De otro modo no se entiende el comportamiento, cercano al fanatismo de la baja edad media, en temas tan sangrantes y preocupantes como lo es la educación sexual en las escuelas, el derecho de la mujer al aborto, o el derecho a toda persona a morir dignamente y no perpetuar su dolor y el de las personas que permanecen a su lado.

Sonará muy duro lo que voy a decir, pero cuando una creencia va en contra de la dignidad de la persona deja de tener, por lo menos para mí, cualquier autoridad, sentido y validez. El mundo necesita soluciones urgentes aquí y ahora en vez de oraciones vacías e ideologías que sólo se preocupan del bienestar de unos pocos.

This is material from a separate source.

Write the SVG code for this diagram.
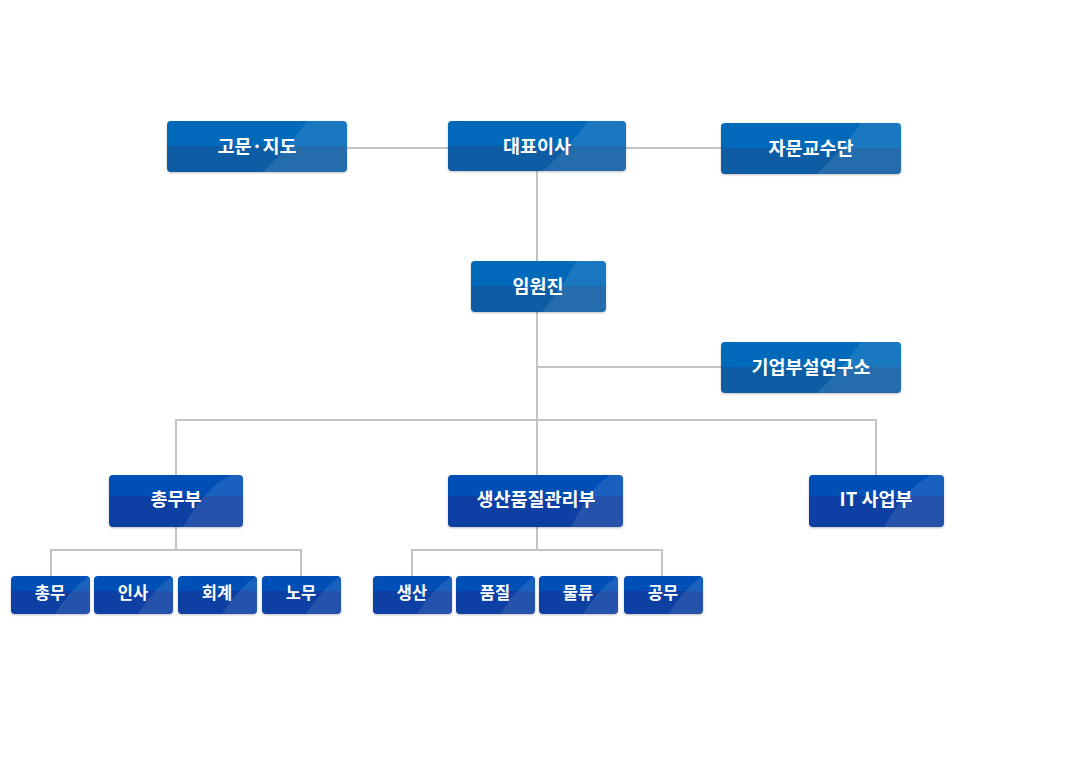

Las figuras, los ornamentos y las liturgias se quedan en cortinas de humo cuando no van acompañadas de propuestas que respondan a los verdaderos problemas de una sociedad que cambia mucho más deprisa de lo que lo hacen la mentes de quienes creen que las únicas soluciones se encuentran encerradas en un libro sagrado, alterado y tergiversado tantas veces como se ha creído conveniente por quienes controlan los designios eclesiásticos.

Puede que para muchos el vivir, toda la vida, de una determinada manera y, de esa forma, estar preparados para la redención al llegar la muerte, sea suficiente. Sin embargo, en la vida hay muchas más cosas que hacer que estar pensando en el final de la existencia, y simplemente trabajando por un bien común, como han predicado muchas personas a lo largo de la historia, se pueden lograr cambios válidos y permanentes y no perpetuar los males de antaño, una y otra vez.

Si ellos quieren cerrar filas como las falanges espartanas de la antigua Grecia, son muy libres, pero los demás, con capacidad para pensar y actuar de otra manera, deberíamos hacer lo mismo y no dejar que sus mensajes ambiguos y fuera de toda realidad hagan mella en nuestras propias creencias, tan válidas y respetables como las suyas. Y mucho menos deberíamos dejarles que condiciones los corazones de las mentes de quienes, antes o después, se harán cargo de las riendas de nuestro país. Por ahí no deberíamos transigir, ni ahora ni nunca.